The winds of war that were blowing in Europe in the late 1930s were about to leave their marks on the faraway Kingdom of Iraq. The British-backed monarchy was coming under increased pressure from pro-German Arab nationalists who were constantly agitating against the royal government, with Jews and other minorities caught in the middle.

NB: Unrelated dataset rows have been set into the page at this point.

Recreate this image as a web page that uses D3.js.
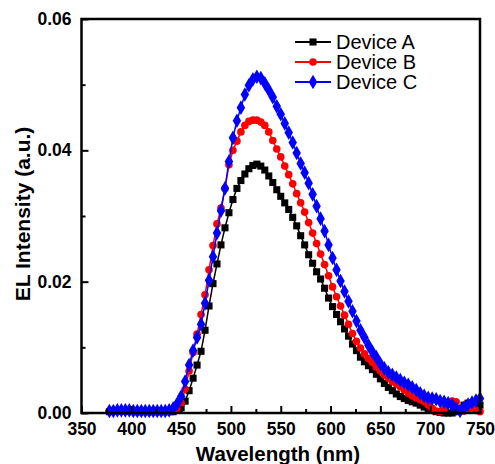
<!DOCTYPE html>
<html><head><meta charset="utf-8">
<script src="https://cdn.jsdelivr.net/npm/d3@7/dist/d3.min.js"></script>
<style>body{margin:0;background:#fff}svg{display:block}text{font-family:"Liberation Sans",Arial,sans-serif}</style>
</head><body>
<svg id="c" width="495" height="464"></svg>
<script>
const wavelength = d3.range(378, 751, 4);
const deviceA = [0.0002,0.0003,0.0003,0.0003,0.0003,0.0003,0.0002,0.0002,0.0002,0.0002,0.0002,0.0002,0.0002,0.0002,0.0002,0.0002,
0.0002,0.0004,0.0008,0.0018,0.0034,0.0053,0.0073,0.0094,0.0126,0.0163,
0.0197,0.0227,0.0256,0.0282,0.0305,0.0325,0.0342,0.0354,0.0364,0.0372,
0.0377,0.0379,0.0376,0.0370,0.0361,0.0351,0.0340,0.0330,0.0320,0.0310,
0.0298,0.0285,0.0270,0.0256,0.0241,0.0228,0.0215,0.0204,0.0190,0.0175,
0.0162,0.0150,0.0139,0.0128,0.0117,0.0105,0.0095,0.0085,0.0078,0.0072,
0.0066,0.0059,0.0052,0.0045,0.0039,0.0034,0.0029,0.0025,0.0022,0.0019,
0.0017,0.0015,0.0012,0.0009,0.0006,0.0004,0.0002,0.0001,0.0000,0.0000,
0.0000,0.0002,0.0004,0.0012,0.0015,0.0015,0.0013,0.0012];
const deviceB = [0.0003,0.0004,0.0003,0.0003,0.0003,0.0004,0.0003,0.0003,0.0003,0.0003,0.0003,0.0003,0.0003,0.0003,0.0003,0.0003,
0.0004,0.0007,0.0015,0.0036,0.0064,0.0092,0.0120,0.0150,0.0180,0.0218,
0.0255,0.0288,0.0312,0.0342,0.0378,0.0400,0.0414,0.0428,0.0438,0.0444,
0.0446,0.0446,0.0443,0.0438,0.0428,0.0415,0.0402,0.0390,0.0376,0.0363,
0.0349,0.0334,0.0320,0.0306,0.0290,0.0274,0.0258,0.0242,0.0226,0.0209,
0.0192,0.0177,0.0163,0.0149,0.0135,0.0121,0.0109,0.0099,0.0090,0.0083,
0.0077,0.0070,0.0064,0.0058,0.0053,0.0048,0.0044,0.0040,0.0035,0.0030,
0.0026,0.0023,0.0020,0.0017,0.0012,0.0007,0.0003,0.0002,0.0006,0.0013,
0.0018,0.0017,0.0007,0.0003,0.0005,0.0008,0.0004,0.0002];
const deviceC = [0.0003,0.0003,0.0004,0.0004,0.0004,0.0004,0.0003,0.0003,0.0003,0.0003,0.0003,0.0003,0.0003,0.0003,0.0003,0.0004,
0.0007,0.0014,0.0025,0.0048,0.0073,0.0095,0.0115,0.0135,0.0167,0.0202,
0.0238,0.0274,0.0308,0.0342,0.0383,0.0419,0.0445,0.0465,0.0485,0.0499,
0.0508,0.0512,0.0510,0.0502,0.0492,0.0481,0.0467,0.0455,0.0441,0.0427,
0.0412,0.0396,0.0380,0.0366,0.0350,0.0333,0.0315,0.0296,0.0277,0.0256,
0.0236,0.0218,0.0201,0.0185,0.0170,0.0155,0.0140,0.0126,0.0115,0.0103,
0.0093,0.0085,0.0075,0.0068,0.0062,0.0058,0.0054,0.0050,0.0046,0.0043,
0.0039,0.0035,0.0030,0.0026,0.0023,0.0022,0.0021,0.0018,0.0017,0.0015,
0.0012,0.0007,0.0003,0.0008,0.0013,0.0016,0.0019,0.0022];
const seriesNames = ["Device A","Device B","Device C"];
const seriesColors = ["#000000","#ff0000","#0000ff"];
const xTicks = [350,400,450,500,550,600,650,700,750];
const yTicks = [0,0.02,0.04,0.06];

const svg = d3.select("#c");
const L=81.5,R=480,T=19,B=413;
const x = d3.scaleLinear().domain([350,750]).range([L,R]);
const y = d3.scaleLinear().domain([0,0.06]).range([B,T]);

const series = [deviceA,deviceB,deviceC];
const shapes = [d3.symbolSquare, d3.symbolCircle, d3.symbolDiamond];
const sizes = [50, 46, 62];
const plot = svg.append("g");
series.forEach((vals,i)=>{
  const pts = wavelength.map((w,j)=>[w,vals[j]]);
  plot.append("path").datum(pts)
    .attr("fill","none").attr("stroke",seriesColors[i]).attr("stroke-width",1.5)
    .attr("d", d3.line().x(d=>x(d[0])).y(d=>y(d[1])));
  plot.selectAll(null).data(pts).enter().append("path")
    .attr("transform", d=>`translate(${x(d[0])},${y(d[1])})`)
    .attr("d", d3.symbol().type(shapes[i]).size(sizes[i]))
    .attr("fill",seriesColors[i]);
});

// axes (ticks inward)
const xAxis = svg.append("g").attr("transform",`translate(0,${B})`)
  .call(d3.axisBottom(x).tickValues(xTicks).tickSize(-7).tickFormat(d3.format("d")));
const xMinor = svg.append("g").attr("transform",`translate(0,${B})`)
  .call(d3.axisBottom(x).tickValues(d3.range(375,750,50)).tickSize(-4).tickFormat(""));
const yAxis = svg.append("g").attr("transform",`translate(${L},0)`)
  .call(d3.axisLeft(y).tickValues(yTicks).tickSize(-7).tickPadding(10).tickFormat(d3.format(".2f")));
const yMinor = svg.append("g").attr("transform",`translate(${L},0)`)
  .call(d3.axisLeft(y).tickValues([0.01,0.03,0.05]).tickSize(-4).tickFormat(""));
[xAxis,xMinor,yAxis,yMinor].forEach(g=>{
  g.select(".domain").remove();
  g.selectAll(".tick line").attr("stroke","#000").attr("stroke-width",2);
  g.selectAll("text").attr("font-size",17.5).attr("font-weight","bold").attr("fill","#000")
   .attr("font-family","'Liberation Sans',Arial,sans-serif");
});
xAxis.selectAll("text").attr("y",10).attr("dy","0.71em");
// frame
svg.append("rect").attr("x",L).attr("y",T).attr("width",R-L).attr("height",B-T)
  .attr("fill","none").attr("stroke","#000").attr("stroke-width",2.5);

// titles
svg.append("text").attr("x",278).attr("y",461).attr("text-anchor","middle")
  .attr("font-size",20.5).attr("font-weight","bold").text("Wavelength (nm)");
svg.append("text").attr("transform","translate(30,214) rotate(-90)").attr("text-anchor","middle")
  .attr("font-size",21).attr("font-weight","bold").text("EL Intensity (a.u.)");

// legend
const leg = svg.append("g");
seriesNames.forEach((n,i)=>{
  const ly = 42 + i*20;
  leg.append("line").attr("x1",295).attr("x2",331).attr("y1",ly).attr("y2",ly)
    .attr("stroke",seriesColors[i]).attr("stroke-width",1.8);
  leg.append("path").attr("transform",`translate(313,${ly})`)
    .attr("d", d3.symbol().type(shapes[i]).size(sizes[i])).attr("fill",seriesColors[i]);
  leg.append("text").attr("x",336).attr("y",ly+7).attr("font-size",20).text(n);
});
</script>
</body></html>
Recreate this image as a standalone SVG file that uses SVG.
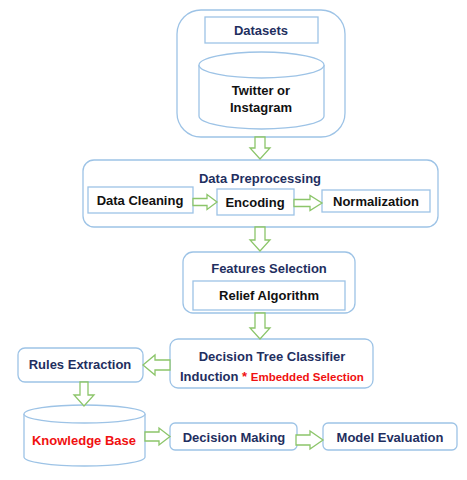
<svg xmlns="http://www.w3.org/2000/svg" width="467" height="480" viewBox="0 0 467 480">
<style>
.box{fill:#fff;stroke:#9dc3e6;stroke-width:1.3}
.arr{fill:#fff;stroke:#8cc56a;stroke-width:1.3;stroke-linejoin:miter}
text{font-family:"Liberation Sans",Arial,sans-serif;font-weight:bold;font-size:13px;text-anchor:middle}
.t{fill:#1f2f5f}
.k{fill:#111}
.r{fill:#f01010}
</style>
<rect width="467" height="480" fill="#fff"/>
<g id="datasets">
<rect class="box" x="177" y="10" width="168" height="127" rx="24"/>
<rect class="box" x="205" y="17" width="113" height="26"/>
<text class="t" x="261" y="35">Datasets</text>
<path class="box" d="M199,65 L199,116 A62.5,13 0 0 0 324,116 L324,65"/>
<ellipse class="box" cx="261.5" cy="65" rx="62.5" ry="13"/>
<text class="k" x="261" y="95" font-size="12">Twitter or</text>
<text class="k" x="261" y="112" font-size="12">Instagram</text>
</g>
<g id="preprocessing">
<rect class="box" x="83" y="160" width="355" height="67" rx="11"/>
<text class="t" x="260" y="183">Data Preprocessing</text>
</g>
<g id="cleaning">
<rect class="box" x="88" y="187" width="105" height="26"/>
<text class="k" x="140" y="205">Data Cleaning</text>
</g>
<g id="encoding">
<rect class="box" x="217" y="189" width="77" height="26"/>
<text class="k" x="255" y="207">Encoding</text>
</g>
<g id="normalization">
<rect class="box" x="322" y="190" width="108" height="22"/>
<text class="k" x="376" y="206">Normalization</text>
</g>
<g id="features">
<rect class="box" x="183" y="252" width="172" height="61" rx="10"/>
<text class="t" x="269" y="273">Features Selection</text>
<rect class="box" x="193" y="281" width="152" height="29"/>
<text class="k" x="269" y="300">Relief Algorithm</text>
</g>
<g id="decision-tree">
<rect class="box" x="170" y="339" width="203" height="49" rx="8"/>
<text class="t" x="272" y="361">Decision Tree Classifier</text>
<text x="180" y="381" style="text-anchor:start"><tspan class="t">Induction </tspan><tspan class="r">* </tspan><tspan class="r" font-size="11.5">Embedded Selection</tspan></text>
</g>
<g id="rules">
<rect class="box" x="18" y="348" width="125" height="34" rx="7"/>
<text class="t" x="80" y="369">Rules Extraction</text>
</g>
<g id="knowledge">
<path class="box" d="M24,414 L24,457 A60.5,9 0 0 0 145,457 L145,414"/>
<ellipse class="box" cx="84.5" cy="414" rx="60.5" ry="9"/>
<text class="r" x="84" y="445">Knowledge Base</text>
</g>
<g id="decision-making">
<rect class="box" x="170" y="423" width="127" height="27" rx="5"/>
<text class="t" x="234" y="442">Decision Making</text>
</g>
<g id="model-evaluation">
<rect class="box" x="323" y="423" width="134" height="27" rx="5"/>
<text class="t" x="390" y="442">Model Evaluation</text>
</g>
<g id="connectors">
<polygon class="arr" points="255,137 265,137 265,148 270,148 260,159 250,148 255,148"/>
<polygon class="arr" points="255,227 265,227 265,240 270,240 260,251 250,240 255,240"/>
<polygon class="arr" points="255,313 265,313 265,328 270,328 260,339 250,328 255,328"/>
<polygon class="arr" points="80,382 88,382 88,395 94,395 84,406 74,395 80,395"/>
<polygon class="arr" points="193,198.5 207,198.5 207,194.5 217,202 207,209.5 207,205.5 193,205.5"/>
<polygon class="arr" points="294,199.5 310,199.5 310,195.5 322,203 310,210.5 310,206.5 294,206.5"/>
<polygon class="arr" points="170,360 155,360 155,355 143,365 155,375 155,370 170,370"/>
<polygon class="arr" points="145,432 159,432 159,428 170,436.5 159,445 159,441 145,441"/>
<polygon class="arr" points="296,435 310,435 310,431 323,440 310,449 310,445 296,445"/>
</g>
</svg>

The building political pressure boiled over into a bloody pogrom against the Jews in Baghdad on June 1–2, 1941, which became known as the farhud. Over 180 Jews were killed, with many more injured in the violence. Mutzafi raced to open up the gates of Midrash Bet Zilkha to the surviving Jews who were evicted from their homes, and arranged for their upkeep via donations received from philanthropists in the community.

Move to Jerusalem

Shemesh Sedaqah Synagogue in 2016

Main article: Operation Ezra and Nehemiah

With the tumultuous years of World War II over, the final chapter of the History of the Jews in Iraq was about to be written. With the founding of the new State of Israel, Jewish life in the Arab world was becoming more precarious by the day. Ever the pragmatist, Mutzafi understood that the wheels of history were turning fast, but without a favorable outcome for the community he so adored. Although he spent countless hours tending to the spiritual needs of a downtrodden people, he reasoned that there would be no viable future for the Jews in Iraq. He had previously spent one month visiting with his former teacher Sadqa Hussein in Jerusalem, and in 1950 he finally moved there. He immediately took up scholarly residence at Shemesh Sedaqah Synagogue, where he was to serve as hazzan and Rosh yeshiva, at first under the wing of his master. Upon the latter's death in 1961, Mutzafi inherited the full mantle of spiritual leadership of the transplanted community in Israel. Mutzafi would be seen in flowing jellabiya and fez giving council and administering blessings to Jews of various persuasions in the Beit Yisrael neighborhood.

Politics

Mutzafi served as Av Beth Din of the Sephardi Edah HaHaredith, an organization more closely associated with the anti-Zionist rabbis of the Ashkenazi Old yishuv. Mutzafi shared the same beliefs as his fellows in the Edah regarding their disassociation from the Israeli government, most notably regarding the ban on taking part in elections to the Knesset, even encouraging participation in Neturei Karta demonstrations.

Death

Yaakov Mutzafi died in 1983, at the age of 83. He was buried at the Mount of Olives Jewish Cemetery.

Legacy

Mutzafi was a mentor to Chief Rabbi of Israel Mordechai Eliyahu. The Jerusalem Municipality named a street in the Ramat Shlomo neighborhood in East Jerusalem after Mutzafi,as did the city of Beitar Illit.